Minimizing drag: winglets
When the high and low pressure air meet at the tips of the wing, they generate a series of vortices that increase drag. To minimize this issue, planes extend the wing tips up or down to with a geometry that makes this merge as smooth as possible.
Boeing was the first to introduce winglets for commercial aviation back in 1988. Over time, their design has evolved to a split-tip winglet design found in most 737 MAX models. Airbus introduced their first “sharklets” in 2011 and, based on their data, it saves up to 4% of fuel due to lower drag.
Landing at low speeds: flaps
Landing at a low velocity is beneficial since it reduces the runway distance required to stop the plane. The problem is that at low velocities the wing might not be able to generate enough lift to sustain the plane. One option would be to increase the angle of attack by orienting the plane upwards, but this cannot be done since the plane needs to keep a downward trajectory during the descent.
This is where flaps come in: rather than changing the orientation of the plane, a moving surface is added to the trailing edge of the airfoil. When in need of high angles of attack such as landing, the surface is extended down; when cruising at high speeds, they are retracted to minimize interference with the air.
Moving around: ailerons, rudder and elevators.
Like the flaps, ailerons are located at the end of the wings and can be extended down to increase the angle of attack and induce more lift. The difference is that they can also be extended up to block the air over the wing and decrease the lift.

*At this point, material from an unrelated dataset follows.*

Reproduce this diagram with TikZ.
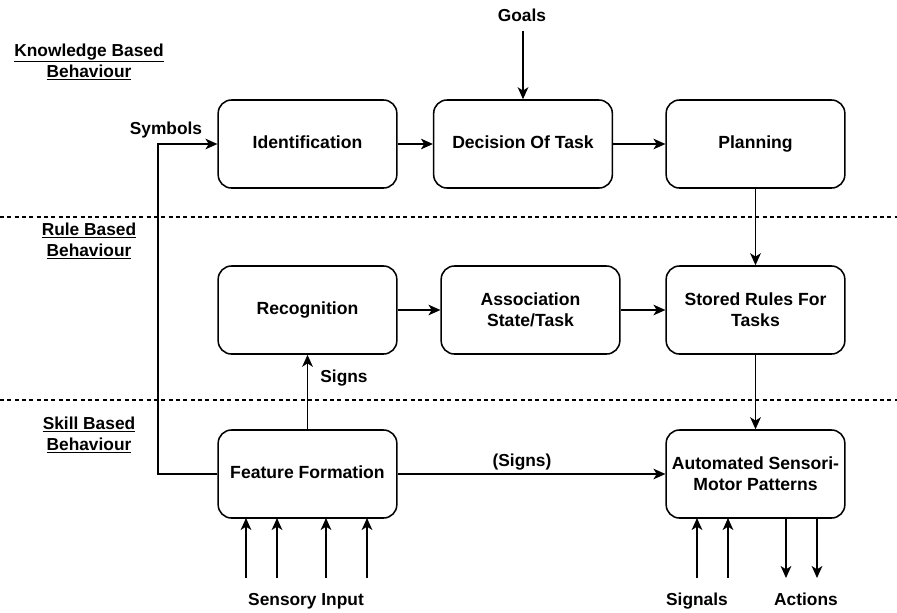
\documentclass[tikz,border=0pt]{standalone}
\usepackage{fontspec}
\setmainfont{Liberation Sans}
\usetikzlibrary{arrows.meta}
\begin{document}
\begin{tikzpicture}[x=0.75pt,y=-0.75pt,
  box/.style={draw, line width=1.15pt, rounded corners=10pt, minimum width=134pt, minimum height=66pt, align=center, font=\fontsize{13.2}{15.5}\selectfont\bfseries, inner sep=2pt},
  one/.style={text height=9.6pt, text depth=2.8pt},
  lbl/.style={font=\fontsize{13}{15}\selectfont\bfseries, inner sep=1pt, text height=9.5pt, text depth=3pt},
  side/.style={font=\fontsize{13}{16}\selectfont\bfseries, align=center, inner sep=1pt},
  conn/.style={line width=1.15pt, -{Stealth[length=9pt,width=8pt,inset=2.5pt]}},
  sep/.style={line width=0.8pt, dash pattern=on 3pt off 2.5pt}
]
\useasboundingbox (0,0) rectangle (897,612);

% separators
\draw[sep] (0,217) -- (897,217);
\draw[sep] (0,400) -- (897,400);

% side labels
\node[side] (kb) at (89,62) {\underline{Knowledge Based}\\\underline{Behaviour}};
\node[side] (rb) at (89,241) {\underline{Rule Based}\\\underline{Behaviour}};
\node[side] (sb) at (89,435) {\underline{Skill Based}\\\underline{Behaviour}};

% boxes
\node[box,one] (id) at (307.5,144) {Identification};
\node[box,one] (dec) at (523,144) {Decision Of Task};
\node[box,one] (plan) at (755.5,144) {Planning};
\node[box,one] (rec) at (307.5,310) {Recognition};
\node[box] (assoc) at (530.5,310) {Association\\State/Task};
\node[box] (rules) at (755.5,310) {Stored Rules For\\Tasks};
\node[box,one] (ff) at (307.5,474) {Feature Formation};
\node[box] (auto) at (755.5,474) {Automated Sensori-\\Motor Patterns};

% goals
\node[lbl] (goals) at (522,17) {Goals};
\draw[conn] (goals.south -| dec.north) ++(0,4) coordinate (g0) -- (dec.north);

% top row
\draw[conn] (id) -- (dec);
\draw[conn] (dec) -- (plan);
\draw[conn] (plan) -- (rules);
\draw[conn] (rec) -- (assoc);
\draw[conn] (assoc) -- (rules);
\draw[conn] (rules) -- (auto);

% symbols
\coordinate (sL) at (158,474);
\coordinate (sT) at (158,144);
\draw[conn] (ff.west) -- (sL) -- (sT) -- (id.west);
\node[lbl] (sym) at (166,130) {Symbols};

% signs
\draw[conn] (ff) -- (rec);
\node[lbl] (signs) at (344,378) {Signs};
\draw[conn] (ff) -- (auto);
\node[lbl] (psigns) at (522,462) {(Signs)};

% sensory input
\node[lbl] (sens) at (306,601) {Sensory Input};
\foreach \x/\n in {246/a,277/b,326/c,367/d}{
  \coordinate (s\n) at (\x,578);
  \draw[conn] (s\n) -- (\x,518);
}

% signals & actions
\node[lbl] (sig) at (697,601) {Signals};
\node[lbl] (act) at (806,601) {Actions};
\foreach \x/\n in {697/a,728/b}{
  \coordinate (g\n) at (\x,578);
  \draw[conn] (g\n) -- (\x,518);
}
\foreach \x/\n in {786/a,817/b}{
  \coordinate (a\n) at (\x,578);
  \draw[conn] (\x,518) -- (a\n);
}
\end{tikzpicture}
\end{document}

With this design, a plane can rotate by moving the ailerons up in one wing and down in the other.
The rudder of the plane work similar to the ones found in boats: a thin surface at the tail that when moved to the sides creates a sideways force that turns the plane left or right.
Lastly, the elevators are located beside the horizontal stabilizer of the plane. They allow the orienting the plane to up or down by moving them upwards or downwards, respectively. The ailerons, rudder, elevator and flaps can all move simultaneously to allow the plane take all its required manouvers.